**STATED TASK**
Write out the opening lines of the data word for word, up to and including the line with "(hhf) at (546,68)", and leave every picture and every later line out.

[STORED DATA start]

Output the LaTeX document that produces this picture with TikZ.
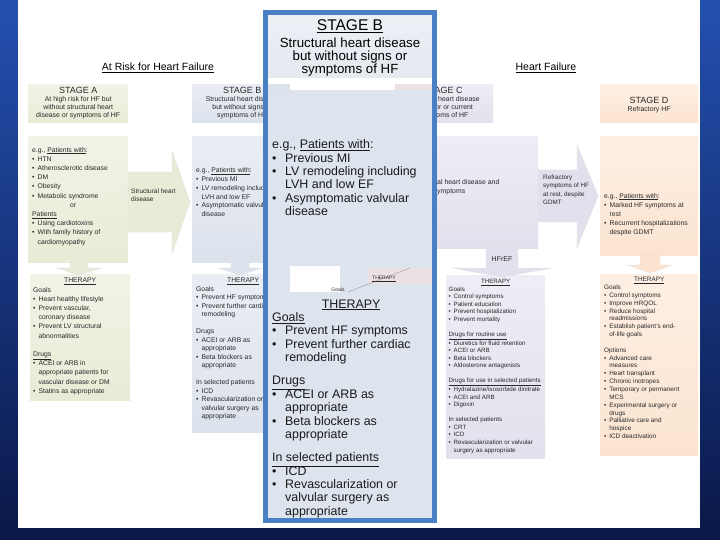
\documentclass[tikz,border=0pt]{standalone}
\usepackage{fontspec}
\setmainfont{Liberation Sans}
\definecolor{cA}{RGB}{231,236,214}
\definecolor{cB}{RGB}{220,226,236}
\definecolor{cC}{RGB}{227,224,237}
\definecolor{cD}{RGB}{252,228,209}
\definecolor{ovfill}{RGB}{221,228,238}
\definecolor{ovhead}{RGB}{229,233,240}
\definecolor{ovline}{RGB}{74,127,197}
\definecolor{ink}{RGB}{40,40,40}
\definecolor{navyT}{RGB}{36,80,176}
\definecolor{navyB}{RGB}{10,24,72}
\newcommand\bu{\makebox[0.8em][l]{\textbullet}}
\newcommand\ind{\hspace*{0.8em}}
\newcommand\Bu{\makebox[1.05em][l]{\textbullet}}
\newcommand\Ind{\hspace*{1.05em}}
\tikzset{
  stg/.style={inner sep=0pt, anchor=north west, draw=none},
  sm/.style={font=\fontsize{6.8}{9.2}\selectfont, text=ink, inner sep=0pt, align=left, anchor=north west},
  hdrtxt/.style={font=\fontsize{6.9}{8}\selectfont, text=ink, inner sep=0pt, align=center},
  ttl/.style={font=\fontsize{10.5}{12}\selectfont, text=black, inner sep=0pt},
  ovt/.style={font=\fontsize{12.4}{13.35}\selectfont, text=black!90, inner sep=0pt, align=left, anchor=north west},
  barrow/.style={draw=black!12, line width=0.4pt},
}
\begin{document}
\begin{tikzpicture}[x=1pt,y=-1pt]
\useasboundingbox (0,0) rectangle (720,540);
\shade[top color=navyT, bottom color=navyB] (0,0) rectangle (720,540);
\fill[white] (18,0) rectangle (700,528);

% titles
\node[ttl] (hrisk) at (158,68) {\underline{At Risk for Heart Failure}};
\node[ttl] (hhf) at (546,68) {\underline{Heart Failure}};

% ---------- Stage A ----------
\node[stg, top color=cA!60!white, bottom color=cA, minimum width=100, minimum height=38] (ahdr) at (28,84) {};
\node[hdrtxt] (ahdrt) at (ahdr.center) {{\fontsize{9}{10}\selectfont STAGE A}\\At high risk for HF but\\without structural heart\\disease or symptoms of HF};
\node[stg, top color=cA!60!white, bottom color=cA, minimum width=100, minimum height=126] (apat) at (28,136) {};
\node[stg, top color=cA!60!white, bottom color=cA, minimum width=100, minimum height=126] (ather) at (30,274) {};
% arrows A
\filldraw[barrow, fill=cA] (128,172) -- (172,172) -- (172,151) -- (190,202) -- (172,253) -- (172,232) -- (128,232) -- cycle;
\filldraw[barrow, fill=cA] (70,262) -- (88,262) -- (88,268) -- (101,268) -- (79,275) -- (57,268) -- (70,268) -- cycle;
\node[sm, font=\fontsize{6.5}{7.5}\selectfont] (alab) at (131,189) {Structural heart\\disease};
\node[sm] (atxt) at (32,147) {e.g., \underline{Patients with}:\\
\bu HTN\\
\bu Atherosclerotic disease\\
\bu DM\\
\bu Obesity\\
\bu Metabolic syndrome\\
\hspace*{38pt}or\\
\underline{Patients}\\
\bu Using cardiotoxins\\
\bu With family history of\\
\ind cardiomyopathy};
\node[sm] (athx) at (33,278) {\makebox[94pt]{\underline{THERAPY}}\\
Goals\\
\bu Heart healthy lifestyle\\
\bu Prevent vascular,\\
\ind coronary disease\\
\bu Prevent LV structural\\
\ind abnormalities\\[9.2pt]
\underline{Drugs}\\
\bu ACEI or ARB in\\
\ind appropriate patients for\\
\ind vascular disease or DM\\
\bu Statins as appropriate};

% ---------- Stage B (background) ----------
\node[stg, top color=cB!60!white, bottom color=cB, minimum width=100, minimum height=38] (bhdr) at (192,84) {};
\node[hdrtxt] (bhdrt) at (bhdr.center) {{\fontsize{9}{10}\selectfont STAGE B}\\Structural heart disease\\but without signs or\\symptoms of HF};
\node[stg, top color=cB!60!white, bottom color=cB, minimum width=110, minimum height=126] (bpat) at (192,136) {};
\node[stg, top color=cB!60!white, bottom color=cB, minimum width=110, minimum height=158] (bther) at (192,274) {};
\filldraw[barrow, fill=cB] (231,262) -- (249,262) -- (249,268) -- (262,268) -- (240,275) -- (218,268) -- (231,268) -- cycle;
\node[sm, font=\fontsize{6.8}{8.8}\selectfont] (btxt) at (196,167.5) {e.g., \underline{Patients with}:\\
\bu Previous MI\\
\bu LV remodeling including\\
\ind LVH and low EF\\
\bu Asymptomatic valvular\\
\ind disease};
\node[sm, font=\fontsize{6.8}{8.5}\selectfont] (bthx) at (196,278) {\makebox[94pt]{\underline{THERAPY}}\\
Goals\\
\bu Prevent HF symptoms\\
\bu Prevent further cardiac\\
\ind remodeling\\[8.5pt]
Drugs\\
\bu ACEI or ARB as\\
\ind appropriate\\
\bu Beta blockers as\\
\ind appropriate\\[8.5pt]
In selected patients\\
\bu ICD\\
\bu Revascularization or\\
\ind valvular surgery as\\
\ind appropriate};

% ---------- Stage C ----------
\node[stg, top color=cC!60!white, bottom color=cC, minimum width=100, minimum height=38] (chdr) at (393,84) {};
\node[hdrtxt] (chdrt) at (chdr.center) {{\fontsize{9}{10}\selectfont STAGE C}\\Structural heart disease\\with prior or current\\symptoms of HF};
\node[stg, top color=cC!60!white, bottom color=cC, minimum width=158, minimum height=112] (cpat) at (380,136) {};
\node[sm, font=\fontsize{6.9}{8.5}\selectfont] (ctxt) at (385.5,179.5) {\bu Known structural heart disease and\\
\bu HF signs and symptoms};
\filldraw[barrow, fill=cC] (538,170) -- (577,170) -- (577,145) -- (598,196) -- (577,248) -- (577,222) -- (538,222) -- cycle;
\node[sm, font=\fontsize{6.3}{8.2}\selectfont] (clab) at (543,175) {Refractory\\symptoms of HF\\at rest, despite\\GDMT};
\node[stg, top color=cC!60!white, bottom color=cC, minimum width=99, minimum height=183] (cther) at (446,275) {};
\filldraw[barrow, fill=cC] (486,248) -- (518,248) -- (518,268) -- (552,268) -- (502,277) -- (452,268) -- (486,268) -- cycle;
\node[inner sep=0pt, font=\fontsize{7}{8}\selectfont, text=ink] (hfref) at (502,259) {HFrEF};
\node[sm, font=\fontsize{6.2}{7.55}\selectfont] (cthx) at (448.5,279) {\makebox[94pt]{\underline{THERAPY}}\\
Goals\\
\bu Control symptoms\\
\bu Patient education\\
\bu Prevent hospitalization\\
\bu Prevent mortality\\[7.55pt]
\underline{Drugs for routine use}\\
\bu Diuretics for fluid retention\\
\bu ACEI or ARB\\
\bu Beta blockers\\
\bu Aldosterone antagonists\\[7.55pt]
\underline{Drugs for use in selected patients}\\
\bu Hydralazine/isosorbide dinitrate\\
\bu ACEI and ARB\\
\bu Digoxin\\[7.55pt]
In selected patients\\
\bu CRT\\
\bu ICD\\
\bu Revascularization or valvular\\
\ind surgery as appropriate};

% ---------- Stage D ----------
\node[stg, top color=cD!60!white, bottom color=cD, minimum width=98, minimum height=38] (dhdr) at (600,84) {};
\node[hdrtxt] (dhdrt) at (649,105.5) {{\fontsize{9}{10}\selectfont STAGE D}\\Refractory HF};
\node[stg, top color=cD!60!white, bottom color=cD, minimum width=98, minimum height=119] (dpat) at (600,136) {};
\node[stg, top color=cD!60!white, bottom color=cD, minimum width=98, minimum height=181] (dther) at (600,274) {};
\filldraw[barrow, fill=cD] (640,254) -- (660,254) -- (660,265) -- (672,265) -- (650,273) -- (628,265) -- (640,265) -- cycle;
\node[sm] (dtxt) at (604,193) {e.g., \underline{Patients with}:\\
\bu Marked HF symptoms at\\
\ind rest\\
\bu Recurrent hospitalizations\\
\ind despite GDMT};
\node[sm, font=\fontsize{6.4}{7.85}\selectfont] (dthx) at (604,277) {\makebox[90pt]{\underline{THERAPY}}\\
Goals\\
\bu Control symptoms\\
\bu Improve HRQOL\\
\bu Reduce hospital\\
\ind readmissions\\
\bu Establish patient's end-\\
\ind of-life goals\\[7.85pt]
Options\\
\bu Advanced care\\
\ind measures\\
\bu Heart transplant\\
\bu Chronic inotropes\\
\bu Temporary or permanent\\
\ind MCS\\
\bu Experimental surgery or\\
\ind drugs\\
\bu Palliative care and\\
\ind hospice\\
\bu ICD deactivation};

% ---------- Overlay: enlarged Stage B ----------
\fill[ovfill] (265.5,12.5) rectangle (434.5,520.5);
\shade[top color=ovhead!70!white, bottom color=ovhead] (267,14) rectangle (433,78);
\fill[white] (267,78) rectangle (433,90);
\fill[cB] (267,84) rectangle (290,90);
\fill[cC!60!cD] (395,84) rectangle (433,90);
% fragments near the therapy part
\fill[white] (290,266) rectangle (340,292);
\fill[cC!70!cD] (368,268) rectangle (433,284);
\draw[black!40, line width=0.4pt] (348,292) -- (410,268);
\node[inner sep=0pt, font=\fontsize{5}{6}\selectfont, text=ink] (frth) at (384,279) {\underline{THERAPY}};
\node[inner sep=0pt, font=\fontsize{5}{6}\selectfont, text=ink] (frgo) at (338,290) {Goals};
\draw[ovline, line width=4.5pt] (265.5,12.5) rectangle (434.5,520.5);

\node[inner sep=0pt, font=\fontsize{15.5}{16}\selectfont, text=black] (ovs) at (350,26) {\underline{STAGE B}};
\node[inner sep=0pt, align=center, font=\fontsize{13.3}{13}\selectfont, text=black] (ovsub) at (350,57) {Structural heart disease\\but without signs or\\symptoms of HF};
\node[ovt] (ovp) at (272,139.5) {e.g., \underline{Patients with}:\\
\Bu Previous MI\\
\Bu LV remodeling including\\
\Ind LVH and low EF\\
\Bu Asymptomatic valvular\\
\Ind disease};
\node[ovt] (ovth) at (272,299.5) {\makebox[158pt]{\underline{THERAPY}}\\
\underline{Goals}\\
\Bu Prevent HF symptoms\\
\Bu Prevent further cardiac\\
\Ind remodeling\\[10pt]
\underline{Drugs}\\
\Bu ACEI or ARB  as\\
\Ind appropriate\\
\Bu Beta blockers as\\
\Ind appropriate\\[10pt]
\underline{In selected patients}\\
\Bu ICD\\
\Bu Revascularization or\\
\Ind valvular surgery as\\
\Ind appropriate};
\end{tikzpicture}
\end{document}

[STORED DATA end]

**RESPONSE BELOW**
Output the LaTeX document that produces this picture with TikZ.
\documentclass[tikz,border=0pt]{standalone}
\usepackage{fontspec}
\setmainfont{Liberation Sans}
\definecolor{cA}{RGB}{231,236,214}
\definecolor{cB}{RGB}{220,226,236}
\definecolor{cC}{RGB}{227,224,237}
\definecolor{cD}{RGB}{252,228,209}
\definecolor{ovfill}{RGB}{221,228,238}
\definecolor{ovhead}{RGB}{229,233,240}
\definecolor{ovline}{RGB}{74,127,197}
\definecolor{ink}{RGB}{40,40,40}
\definecolor{navyT}{RGB}{36,80,176}
\definecolor{navyB}{RGB}{10,24,72}
\newcommand\bu{\makebox[0.8em][l]{\textbullet}}
\newcommand\ind{\hspace*{0.8em}}
\newcommand\Bu{\makebox[1.05em][l]{\textbullet}}
\newcommand\Ind{\hspace*{1.05em}}
\tikzset{
  stg/.style={inner sep=0pt, anchor=north west, draw=none},
  sm/.style={font=\fontsize{6.8}{9.2}\selectfont, text=ink, inner sep=0pt, align=left, anchor=north west},
  hdrtxt/.style={font=\fontsize{6.9}{8}\selectfont, text=ink, inner sep=0pt, align=center},
  ttl/.style={font=\fontsize{10.5}{12}\selectfont, text=black, inner sep=0pt},
  ovt/.style={font=\fontsize{12.4}{13.35}\selectfont, text=black!90, inner sep=0pt, align=left, anchor=north west},
  barrow/.style={draw=black!12, line width=0.4pt},
}
\begin{document}
\begin{tikzpicture}[x=1pt,y=-1pt]
\useasboundingbox (0,0) rectangle (720,540);
\shade[top color=navyT, bottom color=navyB] (0,0) rectangle (720,540);
\fill[white] (18,0) rectangle (700,528);

% titles
\node[ttl] (hrisk) at (158,68) {\underline{At Risk for Heart Failure}};
\node[ttl] (hhf) at (546,68) {\underline{Heart Failure}};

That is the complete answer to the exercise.